Alaska House, Senate negotiators reach tentative budget deal

JUNEAU, Alaska (AP) — Alaska lawmakers tasked with negotiating a budget deal reached a tentative agreement Tuesday that would pay residents more than $3,000 this year, but the final amount would depend on whether the Legislature can muster the votes needed to access a key savings account.

The tentative agreement calls for a dividend from the state’s oil-wealth fund in the range of $2,500 this year, plus a $1,300 “energy relief” check. However, half the funding for the energy check would come from a budget reserve account that requires three-fourths support in each the House and Senate to access.

Payments to residents could be around $3,200 or they could be around $3,850 depending on whether the vote threshold is reached, according to estimates shared with reporters by Senate Finance Committee co-Chair Bert Stedman’s office.

Stedman, a Sitka Republican, chaired the conference committee, which met for the first time Sunday and announced the tentative agreement Tuesday, the day before the legislative session was scheduled to end. The negotiated package is subject to a vote by the House and Senate.

Stedman said the budget is a good one, with a “healthy dividend,” capital projects around Alaska and attention to K-12 education and the university system. He said the dividend is a “sensitive issue” to negotiate, with splits among lawmakers over what the size should be.

The House in its version of the budget approved a dividend of about $1,250 plus a $1,300 energy check. The Senate Finance Committee, in the version of the budget it sent to the Senate floor, proposed a roughly $2,500 dividend.

The Senate version of the budget, however, was amended during floor debate to include a dividend of about $4,200 this year from the earnings of the Alaska Permanent Fund, an amount in line with a long-standing dividend formula last used in 2015, along with a $1,300 energy check.

The House rejected the Senate package Saturday, which led to the appointment of House and Senate negotiators tasked with trying to reach a compromise spending bill.

Many lawmakers consider the formula unsustainable, particularly since the state has come to rely on permanent fund earnings, long used to pay dividends, to also help fund government. But lawmakers have not agreed to a new formula and instead have been setting the yearly amount, resulting in often drawn-out, divisive debates. Last year’s check was $1,114.

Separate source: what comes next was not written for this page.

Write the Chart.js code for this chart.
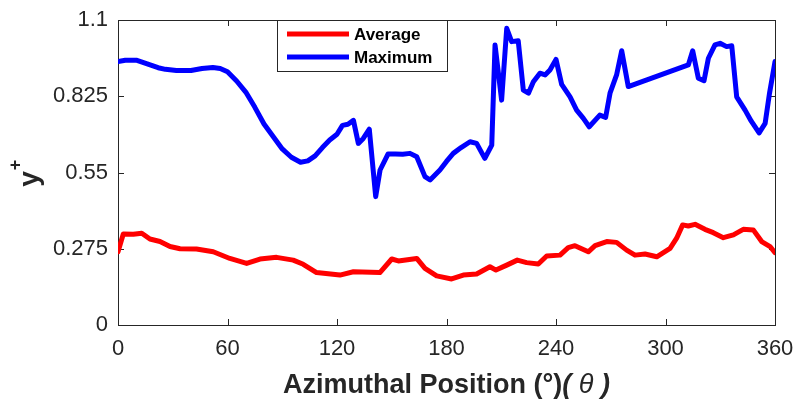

When lawmakers began using permanent fund earnings to help pay for state expenses, they sought to limit how much money could be withdrawn each year for dividends and government. The limit is based on a percentage of the fund’s market value. The draw for the upcoming fiscal year is about $3.4 billion.

Gov. Mike Dunleavy has called for an approach that would split what is drawn 50/50 between dividends and government. A roughly $2,500 dividend is in line with that approach. He also called for a supplemental dividend of about $1,250, citing high fuel and food costs.

Sen. Bill Wielechowski, an Anchorage Democrat, supported the higher dividend passed by the Senate. But he said the amount the conference committee settled on was “the best we could get.” Wielechowski was on the conference committee.

He said the lesson that’s been reinforced this year is the instability surrounding the dividend. “It’s become political, and it will remain political until we put it into the constitution,” he said.

Dunleavy and many lawmakers have talked about the need for a long-term resolution on the dividend. Heading into this session, there was talk about the need for a state fiscal plan following years of low and middling oil prices and deficits. That talk was tempered by a rosier revenue forecast, spurred by higher oil prices. A bill that proposed a new dividend formula faltered in the Senate.

Stedman said people sometimes focus on the check size but it’s the total cost that can be a challenge. A roughly $4,200 dividend and $1,300 energy check would have cost an estimated $3.6 billion. The cost of a roughly $2,500 dividend and $1,300 energy check is about $2.5 billion.

Senate Minority Leader Tom Begich, an Anchorage Democrat, said he supports the conference committee proposal, citing in part concerns with high energy costs, particularly in rural Alaska.